The hero may have a ‘mentor’, this is usually a wise person who has experienced something similar if their life, and this turns out to be related to the hero’s dilemma. The mentor is a prophetic character who guides the hero, advises him on how to evade, and tackle, the shadowy organisation. He may also save the hero, sacrificing himself to add further motivation for the hero to expose the conspiracy. Along the way, the hero may create his own team, or, more likely, work on his own. He may have a helper inside the shadowy organisation, or a journalist, who is able to provide limited assistance.

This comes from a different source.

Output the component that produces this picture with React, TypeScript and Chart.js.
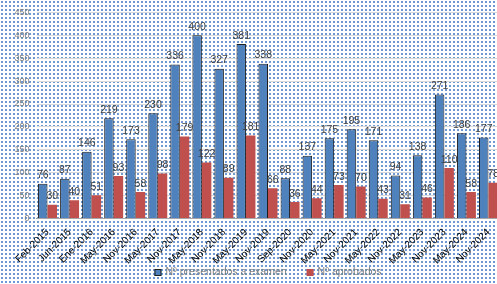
import React, { useEffect, useRef } from "react";
import { Chart, registerables } from "chart.js";

Chart.register(...registerables);

const categories = [
  "Feb-2015", "Jun-2015", "Ene-2016", "May-2016", "Nov-2016", "May-2017", "Nov-2017",
  "May-2018", "Nov-2018", "May-2019", "Nov-2019", "Sep-2020", "Nov-2020", "May-2021",
  "Nov-2021", "May-2022", "Nov-2022", "May-2023", "Nov-2023", "May-2024", "Nov-2024",
];
const presentados = [76, 87, 146, 219, 173, 230, 336, 400, 327, 381, 338, 88, 137, 175, 195, 171, 94, 138, 271, 186, 177];
const aprobados = [30, 40, 51, 93, 58, 98, 179, 122, 89, 181, 66, 36, 44, 73, 70, 43, 31, 46, 110, 58, 78];
const seriesNames = ["Nº presentados a examen", "Nº aprobados"];

const FONT = "'Liberation Sans', Arial, sans-serif";

const bgPlugin = {
  id: "dottedBg",
  beforeDraw(chart: any) {
    const { ctx, width, height } = chart;
    const tile = document.createElement("canvas");
    tile.width = 4;
    tile.height = 4;
    const t = tile.getContext("2d")!;
    t.fillStyle = "#ffffff";
    t.fillRect(0, 0, 4, 4);
    t.fillStyle = "#7099d3";
    t.fillRect(1, 1, 2, 2);
    ctx.save();
    ctx.fillStyle = ctx.createPattern(tile, "repeat");
    ctx.fillRect(0, 0, width, height);
    ctx.restore();
  },
};

const labelPlugin = {
  id: "valueLabels",
  afterDatasetsDraw(chart: any) {
    const { ctx } = chart;
    ctx.save();
    ctx.font = `10.5px ${FONT}`;
    ctx.fillStyle = "#404040";
    ctx.textAlign = "center";
    ctx.textBaseline = "bottom";
    chart.data.datasets.forEach((ds: any, i: number) => {
      const meta = chart.getDatasetMeta(i);
      meta.data.forEach((el: any, j: number) => {
        ctx.fillText(String(ds.data[j]), el.x, el.y - 3);
      });
    });
    ctx.restore();
  },
};

const legendPlugin = {
  id: "customLegend",
  afterDraw(chart: any) {
    const { ctx, chartArea } = chart;
    ctx.save();
    ctx.font = `10.5px ${FONT}`;
    ctx.textBaseline = "middle";
    const box = 7;
    const gap = 4;
    const itemGap = 20;
    const widths = seriesNames.map((n) => ctx.measureText(n).width);
    const total = box + gap + widths[0] + itemGap + box + gap + widths[1];
    let x = (chartArea.left + chartArea.right) / 2 - total / 2;
    const y = 272.5;
    const colors = ["#4f81bd", "#c0504d"];
    seriesNames.forEach((name, i) => {
      ctx.fillStyle = colors[i];
      ctx.fillRect(x, y - box / 2, box, box);
      if (i === 0) {
        ctx.strokeStyle = "#1f1f1f";
        ctx.lineWidth = 1;
        ctx.strokeRect(x + 0.5, y - box / 2 + 0.5, box - 1, box - 1);
      }
      x += box + gap;
      ctx.fillStyle = "#7f7f7f";
      ctx.textAlign = "left";
      ctx.fillText(name, x, y);
      x += widths[i] + itemGap;
    });
    ctx.restore();
  },
};

export default function App() {
  const ref = useRef<HTMLCanvasElement>(null);
  useEffect(() => {
    const chart = new Chart(ref.current!, {
      type: "bar",
      data: {
        labels: categories,
        datasets: [
          {
            label: seriesNames[0],
            data: presentados,
            backgroundColor: "#4f81bd",
            borderColor: "#1f1f1f",
            borderWidth: 1,
            categoryPercentage: 0.86,
            barPercentage: 1.0,
          },
          {
            label: seriesNames[1],
            data: aprobados,
            backgroundColor: "#c0504d",
            borderWidth: 0,
            categoryPercentage: 0.86,
            barPercentage: 1.0,
          },
        ],
      },
      options: {
        responsive: false,
        animation: false,
        layout: { padding: { top: 12, right: 1.5, bottom: 0.5, left: 0 } },
        plugins: { legend: { display: false }, tooltip: { enabled: false } },
        scales: {
          x: {
            grid: { display: false },
            border: { display: true, color: "#a6a6a6" },
            ticks: {
              autoSkip: false,
              minRotation: 45,
              maxRotation: 45,
              color: "#000000",
              font: { family: FONT, size: 10 },
              padding: 0,
            },
            afterFit(scale: any) {
              scale.height = 65;
            },
          },
          y: {
            min: 0,
            max: 450,
            ticks: {
              stepSize: 50,
              color: "#7f7f7f",
              font: { family: FONT, size: 9 },
              padding: 7,
            },
            grid: { color: "#d9d9d9", drawTicks: false },
            border: { display: false },
            afterFit(scale: any) {
              scale.width = 36.5;
            },
          },
        },
      },
      plugins: [bgPlugin, labelPlugin, legendPlugin],
    });
    return () => chart.destroy();
  }, []);
  return (
    <div style={{ position: "fixed", left: 0, top: 0, width: 497, height: 284, overflow: "hidden" }}>
      <canvas ref={ref} width={501} height={284} style={{ width: 501, height: 284, display: "block" }} />
    </div>
  );
}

The protagonist may have a ‘buddy’ with a moral conscience, or some peripheral contact who turns out to be incredibly useful (by providing access to a secret facility, equipment, or information).

Another support character, the love interest, assists him and may act as his public face (when he is in hiding), as well as providing an external reaction to his inner emotional turmoil. The hero’s goal is to expose the lie, sometimes this is also the basis for another story genre, the disaster movie (for example, the hero notices the danger of inadequate safety, which the organisation refuses to admit). Once the truth is exposed – with the all-important evidence to back it up – the organisation, or renegade group within it, automatically capitulates, or flees: because ‘the game is up’ for them and they know it. The remaining ‘dark’ forces are either killed or rounded up by the authorities, who finally realise what has been happening. The shadowy group, or organisation, is a modern ‘monster’ that must be overcome. It can only be slain by exposing the lie.